EXERCISE GOAL :: Wherever the string "draw" appears in a line, extract that line.

TASK MATERIAL ::

━━━━━━━━━━

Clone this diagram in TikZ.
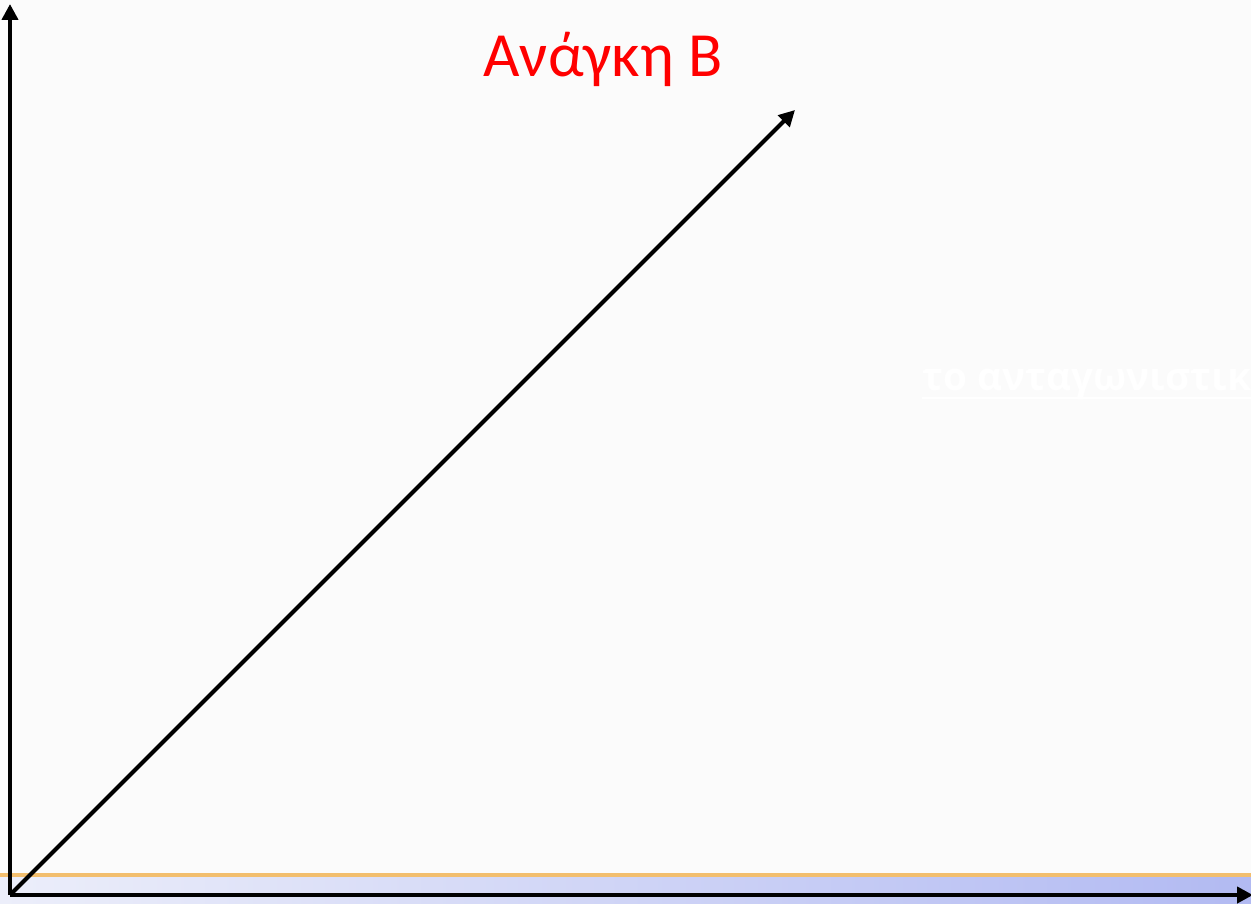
\documentclass[tikz,border=0pt]{standalone}
\usepackage{fontspec}
\setmainfont{Carlito}
\newfontfamily\hintfont{Open Sans}
\usepackage{xcolor}
\usepackage{tikz}
\usetikzlibrary{arrows.meta, calc}
\definecolor{figBg}{RGB}{251,251,251}
\definecolor{figRed}{RGB}{255,0,0}
\definecolor{figOrange}{RGB}{242,190,110}
\definecolor{figBandL}{RGB}{236,238,250}
\definecolor{figBandR}{RGB}{178,186,242}
\tikzset{axisline/.style={line width=1.2pt, black, -{Triangle[length=1.6mm, width=1.6mm]}}}

\begin{document}
\begin{tikzpicture}[scale=1.0]
% background
\fill[figBg] (0,0) rectangle (12.51,9.03);
\useasboundingbox (0,0) rectangle (12.51,9.03);
% bottom band
\shade[left color=figBandL, right color=figBandR] (0,0) rectangle (12.51,0.26);
\draw[figOrange, line width=1.4pt] (0,0.28) -- (12.51,0.28);
% faint text
\node[white, font=\hintfont\bfseries\fontsize{11}{13}\selectfont, anchor=base west, inner sep=0pt] (hint) at (9.22,5.13) {το ανταγωνιστικ};
\draw[white, line width=0.8pt] ($(hint.base west)+(0,-0.08)$) -- ($(hint.base east)+(0,-0.08)$);
% axes
\coordinate (orig) at (0.10,0.08);
\coordinate (ytip) at (0.10,8.99);
\coordinate (xtip) at (12.53,0.08);
\coordinate (btip) at (7.95,7.93);
\draw[axisline] (orig) -- (ytip);
\draw[axisline] (orig) -- (xtip);
\draw[axisline] (orig) -- (btip);
% label
\node[figRed, font=\fontsize{17.9}{21}\selectfont, anchor=base] (needB) at (6.03,8.26) {Ανάγκη Β};
\end{tikzpicture}
\end{document}
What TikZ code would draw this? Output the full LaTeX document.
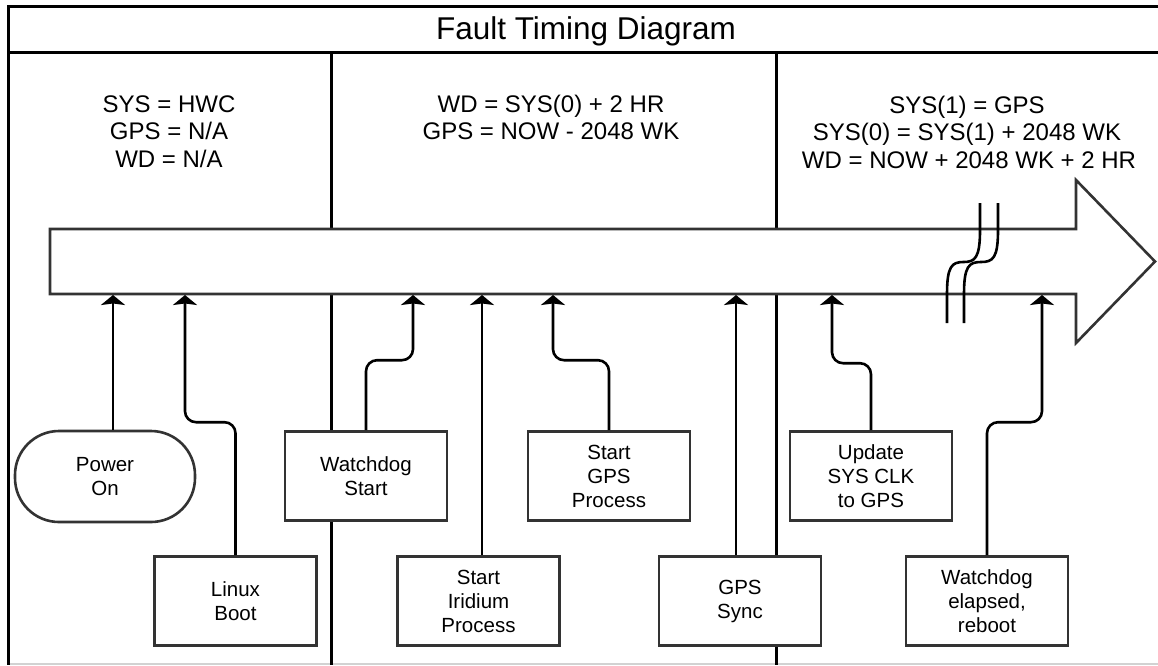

━━━━━━━━━━

EXPECTED ANSWER ::
\draw[figOrange, line width=1.4pt] (0,0.28) -- (12.51,0.28);
\draw[white, line width=0.8pt] ($(hint.base west)+(0,-0.08)$) -- ($(hint.base east)+(0,-0.08)$);
\draw[axisline] (orig) -- (ytip);
\draw[axisline] (orig) -- (xtip);
\draw[axisline] (orig) -- (btip);
What TikZ code would draw this? Output the full LaTeX document.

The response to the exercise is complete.